Since the beginning of the year, silver prices have surged by 86%, gold by 60%, while Bitcoin has turned “negative”…

Precious metals have become the leading asset class in terms of returns this year, far outperforming Bitcoin, as investors grow increasingly cautious ahead of the U.S. Federal Reserve’s interest-rate decision on December 10.

Since the start of the year, silver has gained as much as 86%, gold 60%, while Bitcoin is down 1.2%, according to data from Yahoo Finance.

Ryan McMillin, Chief Investment Officer at Merkle Tree Capital, said that concerns over currency value, unclear macroeconomic conditions, and mixed signals from the Fed are pushing investors toward precious metals as a safer haven.

According to him, many investors are preparing for the possibility that the Fed may “misstep” by cutting rates too early while inflation has not yet returned to its 2% target.

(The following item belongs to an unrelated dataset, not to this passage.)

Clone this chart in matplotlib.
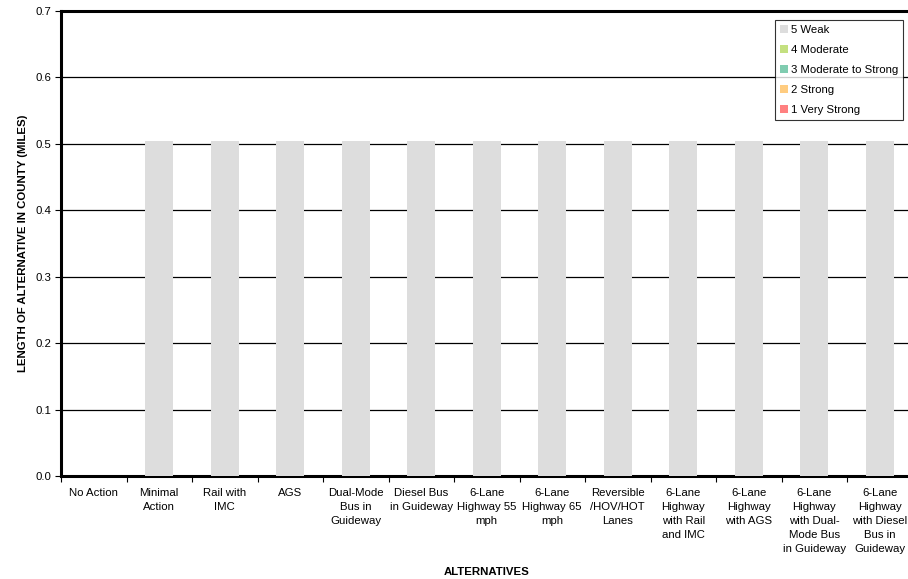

A key indicator, core PCE — the inflation gauge prioritized by the Fed — is trending back toward an annual increase of around 3%, instead of declining more deeply.

In addition, two major consumer components in U.S. price indices — services and housing — continue to rise strongly, putting further pressure on inflation. These signals have strengthened defensive sentiment and boosted demand for physical assets such as gold and silver.

Meanwhile, the U.S. stock market continues to climb, with the Nasdaq up 21% and the S&P 500 up 16% since the beginning of the year. McMillin attributes the rally to improving corporate earnings, share buybacks, and a new wave of investment into AI infrastructure.

In contrast, Bitcoin remains weighed down by the extended impact of the October sell-off and the market’s ongoing deleveraging, which has prevented its gains following ETF launches from being sustained.

Recent on-chain data shows that many short-term holders have begun selling at a loss. This typically occurs during “rebalancing” phases after sharp rallies, rather than signaling a deep bearish cycle.

Bitcoin has now fallen more than 26% from its all-time high of 126,080 USD but remains above the market’s “realized price” (based on on-chain data from Glassnode).

McMillin believes that Bitcoin’s divergence from gold, silver, and U.S. equities is only temporary.

In its latest report, Glassnode analysts noted that Bitcoin will remain highly sensitive to macroeconomic volatility until it reclaims the price level around 106,200 USD.

At the time of writing, Bitcoin had fallen another 1.8% over the past 24 hours and continues to be trapped within the 82,000–94,000 USD trading range for more than two weeks.